Cable / Telecom News

Cable should face regs too, says VOIP competitor


MONTREAL – Canadian VOIP provider Babytel sharply criticized the CRTC for leaving Canadian cable companies unregulated in Thursday’s decision.

“This is asymmetrical regulation," said Stephen Dorsey, babyTEL president and CEO.

“This is regulating Bell, Telus and other incumbent phone companies on price while ignoring the cable incumbents with their sizable territories and customer base of high-speed Internet users. Competition – and consumers – would be better off with no regulation than this asymmetrical regulation," he added.

“Bell and Telus will be partially self-regulated in that they will be restrained in VOIP offerings to avoid cannibalizing legacy telephone business; whereas cable companies have no such constraints and can be predatory in order to take market share. In particular, they are free to bundle VOIP with other services to squelch competition.

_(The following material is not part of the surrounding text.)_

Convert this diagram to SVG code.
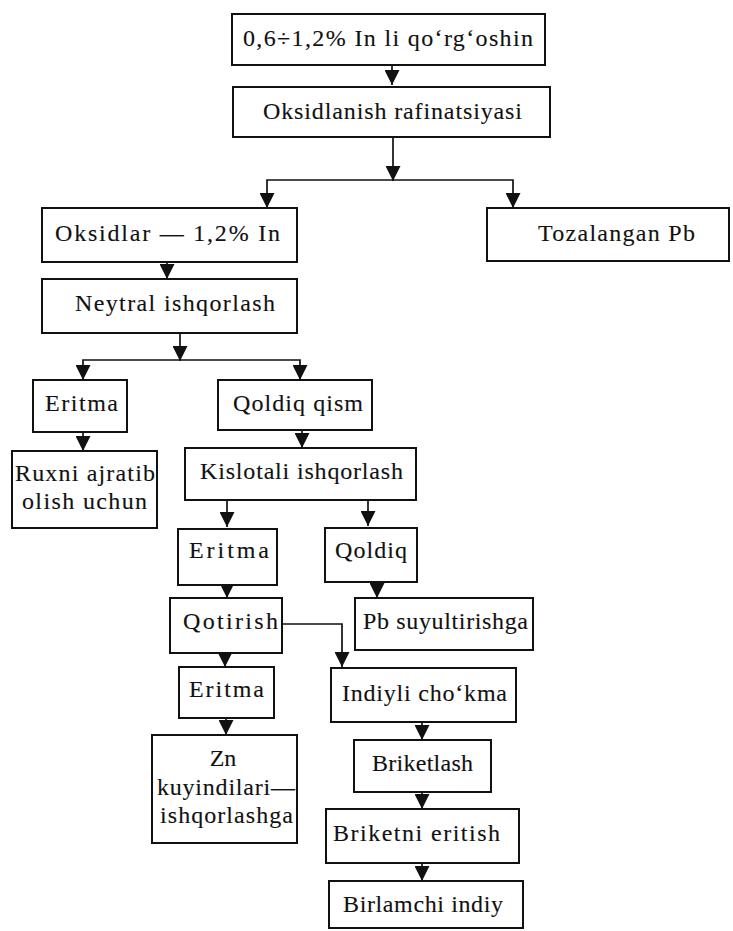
<svg xmlns="http://www.w3.org/2000/svg" width="733" height="931" viewBox="0 0 733 931">
<style>
.b{fill:#fff;stroke:#111;stroke-width:2}
.t{font-family:"Liberation Serif","Times New Roman",serif;font-size:24px;fill:#111;stroke:#111;stroke-width:0.12}
.c{fill:none;stroke:#111;stroke-width:1.7}
</style>
<defs>
<marker id="a" markerUnits="userSpaceOnUse" markerWidth="15" markerHeight="15" viewBox="0 0 15 15" refX="15" refY="7.5" orient="auto">
<path d="M0,0 L15,7.5 L0,15 Z" fill="#111"/>
</marker>
</defs>
<rect width="733" height="931" fill="#fff"/>
<g id="connectors">
<path class="c" d="M392,65 V85" marker-end="url(#a)"/>
<path class="c" d="M393,137 V181" marker-end="url(#a)"/>
<path class="c" d="M393,180 H267 V208" marker-end="url(#a)"/>
<path class="c" d="M393,180 H513 V208" marker-end="url(#a)"/>
<path class="c" d="M167,262 V279" marker-end="url(#a)"/>
<path class="c" d="M180,333 V361" marker-end="url(#a)"/>
<path class="c" d="M180,360 H83 V380" marker-end="url(#a)"/>
<path class="c" d="M180,360 H300 V380" marker-end="url(#a)"/>
<path class="c" d="M83,432 V451" marker-end="url(#a)"/>
<path class="c" d="M302,430 V448" marker-end="url(#a)"/>
<path class="c" d="M227,500 V527" marker-end="url(#a)"/>
<path class="c" d="M368,500 V526" marker-end="url(#a)"/>
<path class="c" d="M227,585 V598" marker-end="url(#a)"/>
<path class="c" d="M377,582 V598" marker-end="url(#a)"/>
<path class="c" d="M225,653 V667" marker-end="url(#a)"/>
<path class="c" d="M282,624 H342 V667" marker-end="url(#a)"/>
<path class="c" d="M226,718 V735" marker-end="url(#a)"/>
<path class="c" d="M422,722 V740" marker-end="url(#a)"/>
<path class="c" d="M422,792 V809" marker-end="url(#a)"/>
<path class="c" d="M422,863 V881" marker-end="url(#a)"/>
</g>
<g id="n1"><rect class="b" x="232" y="14" width="313" height="51"/><text class="t" x="243" y="46" textLength="290" lengthAdjust="spacing">0,6÷1,2% In li qo‘rg‘oshin</text></g>
<g id="n2"><rect class="b" x="233" y="87" width="317" height="50"/><text class="t" x="263" y="119" textLength="259" lengthAdjust="spacing">Oksidlanish rafinatsiyasi</text></g>
<g id="n3"><rect class="b" x="42" y="208" width="255" height="54"/><text class="t" x="55" y="241" textLength="225" lengthAdjust="spacing">Oksidlar — 1,2% In</text></g>
<g id="n4"><rect class="b" x="487" y="208" width="242" height="53"/><text class="t" x="538" y="241" textLength="157" lengthAdjust="spacing">Tozalangan Pb</text></g>
<g id="n5"><rect class="b" x="42" y="279" width="255" height="54"/><text class="t" x="75" y="311" textLength="200" lengthAdjust="spacing">Neytral ishqorlash</text></g>
<g id="n6"><rect class="b" x="33" y="380" width="94" height="52"/><text class="t" x="45" y="411" textLength="73" lengthAdjust="spacing">Eritma</text></g>
<g id="n7"><rect class="b" x="218" y="380" width="154" height="50"/><text class="t" x="233" y="411" textLength="130" lengthAdjust="spacing">Qoldiq qism</text></g>
<g id="n8"><rect class="b" x="12" y="451" width="145" height="77"/><text class="t" x="15" y="481" textLength="140" lengthAdjust="spacing">Ruxni ajratib</text><text class="t" x="22" y="509" textLength="125" lengthAdjust="spacing">olish uchun</text></g>
<g id="n9"><rect class="b" x="185" y="448" width="231" height="52"/><text class="t" x="200" y="479" textLength="203" lengthAdjust="spacing">Kislotali ishqorlash</text></g>
<g id="n10"><rect class="b" x="178" y="529" width="99" height="56"/><text class="t" x="189" y="558" textLength="80" lengthAdjust="spacing">Eritma</text></g>
<g id="n11"><rect class="b" x="325" y="528" width="92" height="54"/><text class="t" x="335" y="558" textLength="72" lengthAdjust="spacing">Qoldiq</text></g>
<g id="n12"><rect class="b" x="170" y="598" width="112" height="55"/><text class="t" x="183" y="629" textLength="95" lengthAdjust="spacing">Qotirish</text></g>
<g id="n13"><rect class="b" x="355" y="598" width="178" height="52"/><text class="t" x="363" y="629" textLength="165" lengthAdjust="spacing">Pb suyultirishga</text></g>
<g id="n14"><rect class="b" x="179" y="667" width="95" height="51"/><text class="t" x="189" y="697" textLength="75" lengthAdjust="spacing">Eritma</text></g>
<g id="n15"><rect class="b" x="331" y="668" width="185" height="54"/><text class="t" x="342" y="701" textLength="165" lengthAdjust="spacing">Indiyli cho‘kma</text></g>
<g id="n16"><rect class="b" x="152" y="735" width="145" height="108"/><text class="t" x="223" y="766" text-anchor="middle">Zn</text><text class="t" x="157" y="795" textLength="138" lengthAdjust="spacing">kuyindilari—</text><text class="t" x="160" y="823" textLength="133" lengthAdjust="spacing">ishqorlashga</text></g>
<g id="n17"><rect class="b" x="354" y="740" width="137" height="52"/><text class="t" x="372" y="771" textLength="101" lengthAdjust="spacing">Briketlash</text></g>
<g id="n18"><rect class="b" x="326" y="809" width="193" height="54"/><text class="t" x="333" y="841" textLength="167" lengthAdjust="spacing">Briketni eritish</text></g>
<g id="n19"><rect class="b" x="329" y="881" width="194" height="47"/><text class="t" x="343" y="912" textLength="160" lengthAdjust="spacing">Birlamchi indiy</text></g>
</svg>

“Further,” continued Dorsey, “the CRTC is inadequately ensuring our customers receive the same quality of Internet transport as the incumbents – both phone and cable – offer their own customers. Without any regulation, I fear large cable companies could take advantage of this more than others.”

Dorsey also said the equal access portion of the ruling will be particularly hard on independents. "It is totally unjustified and contrary to the spirit of VOIP, which is the elimination of long-distance tolls.

“Therefore, for the good of competition, for the good of the consumer, we need a level playing field. But this decision has the potential to put the ball on Bell’s 10-yard line with cable at quarterback and us on the sidelines," Dorsey added.

“The CRTC went too far and not far enough by letting quasi-monopolies like large cable companies off the regulatory hook.”